Opinión

La cultura de la deshonestidad

La cultura de la deshonestidad

En febrero de 2007, la puesta en marcha del Transantiago generó una hecatombe social; súbitamente, las fallas estructurales del nuevo sistema de transporte público dejaron a los habitantes de la Región Metropolitana sin locomoción, con calles y paraderos atestados. Fueron meses de estrés e indignación generalizada, pero, en medio de la crisis, el primer gobierno de Michelle Bachelet tuvo una idea genial: validar que las personas pudieran subirse a la micro sin pagar. Fue el primer hito de la deshonestidad fomentada con intenciones políticas. Se había puesto la semilla de una “cultura de la evasión”, fomentada desde el Estado. Casi veinte años después, quienes no pagan su viaje rondan el 40% de los usuarios.

A partir del 2010, la oposición a Sebastián Piñera hizo de la denuncia sobre las desigualdades y los abusos una importante bandera. Vivíamos en una sociedad injusta, donde los privilegios estaban concentrados en una pequeña élite, que había llegado ahí en base al abuso. No solo teníamos empresarios que se coludían violando la ley, había industrias como las AFP y las Isapres cuya existencia se fundaba en hacer trampa. El mensaje implícito rápidamente empezó a cristalizar: si los ricos abusan y violan la ley, ¿por qué no podemos todos hacer lo mismo? La cultura de la deshonestidad pasaba a transformarse en una respuesta política ante las injusticias del “modelo”.

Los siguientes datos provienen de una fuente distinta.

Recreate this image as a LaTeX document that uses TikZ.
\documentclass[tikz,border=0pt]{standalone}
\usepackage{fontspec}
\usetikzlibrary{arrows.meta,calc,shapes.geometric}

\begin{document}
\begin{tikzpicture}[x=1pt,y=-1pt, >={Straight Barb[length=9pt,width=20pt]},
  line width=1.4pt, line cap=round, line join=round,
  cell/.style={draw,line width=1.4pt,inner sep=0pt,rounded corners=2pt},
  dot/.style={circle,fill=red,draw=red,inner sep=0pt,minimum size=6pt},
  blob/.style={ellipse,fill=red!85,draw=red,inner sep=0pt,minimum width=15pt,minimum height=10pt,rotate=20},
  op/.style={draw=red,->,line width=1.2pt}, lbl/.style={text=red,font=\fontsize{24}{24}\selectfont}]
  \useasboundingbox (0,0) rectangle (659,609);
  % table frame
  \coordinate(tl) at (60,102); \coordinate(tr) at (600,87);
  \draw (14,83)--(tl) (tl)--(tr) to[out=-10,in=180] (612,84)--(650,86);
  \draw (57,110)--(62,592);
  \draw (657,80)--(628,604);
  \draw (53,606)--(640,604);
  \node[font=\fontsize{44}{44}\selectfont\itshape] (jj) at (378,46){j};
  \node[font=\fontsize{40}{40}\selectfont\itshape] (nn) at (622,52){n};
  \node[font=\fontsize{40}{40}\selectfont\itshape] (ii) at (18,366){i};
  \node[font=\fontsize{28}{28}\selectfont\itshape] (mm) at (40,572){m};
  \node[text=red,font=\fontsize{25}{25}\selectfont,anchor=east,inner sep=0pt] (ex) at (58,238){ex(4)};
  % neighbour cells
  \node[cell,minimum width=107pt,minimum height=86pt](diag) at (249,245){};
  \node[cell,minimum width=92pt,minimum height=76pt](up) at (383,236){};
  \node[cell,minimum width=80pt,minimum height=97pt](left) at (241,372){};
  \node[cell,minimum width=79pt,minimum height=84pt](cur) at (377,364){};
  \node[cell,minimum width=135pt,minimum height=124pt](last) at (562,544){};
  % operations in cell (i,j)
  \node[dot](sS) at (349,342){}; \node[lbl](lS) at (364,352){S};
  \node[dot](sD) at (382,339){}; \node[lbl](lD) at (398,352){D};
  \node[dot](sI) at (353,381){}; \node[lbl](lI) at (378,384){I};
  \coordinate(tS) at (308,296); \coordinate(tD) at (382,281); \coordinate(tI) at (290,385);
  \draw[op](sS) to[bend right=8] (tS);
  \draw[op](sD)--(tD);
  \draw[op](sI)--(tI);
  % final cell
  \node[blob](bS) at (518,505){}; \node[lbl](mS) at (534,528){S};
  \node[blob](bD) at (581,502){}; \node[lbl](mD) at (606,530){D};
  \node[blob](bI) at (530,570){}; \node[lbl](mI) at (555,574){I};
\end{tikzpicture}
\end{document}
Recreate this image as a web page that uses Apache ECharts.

En el camino, la izquierda y la centroizquierda instalaron en el imaginario colectivo otra bandera relevante: la gratuidad, los derechos sociales eran universales y debían estar garantizados por el Estado; los recursos públicos tenían que financiarlos sin importar el cómo. Se inició entonces la sangría de la regla fiscal, empezamos a vivir en un país donde los ingresos permanentes ya no alcanzaban para financiar gastos permanentes. Así, otro mensaje quedaba dispuesto: los recursos públicos no importan, la gente siempre tiene derecho a exigir más y, en una sociedad donde reina el abuso de los poderosos, no hay dilema ético en que esos recursos se obtengan haciendo trampa.

Ahora tenemos la posibilidad de observar las consecuencias de esta cultura de la deshonestidad, fomentada como respuesta a las inequidades y las injusticias. Decenas de miles de empleados públicos que, sin ruborizarse, roban recursos fiscales a través de licencias médicas falsas; una práctica generalizada y de hace mucho tiempo, pero que, con la anomia y el desbande ético de los últimos años, ha superado cualquier límite, incluso el de viajar al extranjero durante el reposo. ¿Boleta o factura?, preguntan con toda naturalidad en restoranes y supermercados. Otra metonimia del Chile actual, un país donde hacer trampa, robarle al Estado, saltarse los torniquetes, violar la ley, no solo son conductas normalizadas sino, para muchos, casi un acto legítimo de resistencia.

Y ahí estamos, en la plenitud de ese abismo, creyendo que, con algún ajuste legal o una nueva comisión de gobierno, esto podría revertirse.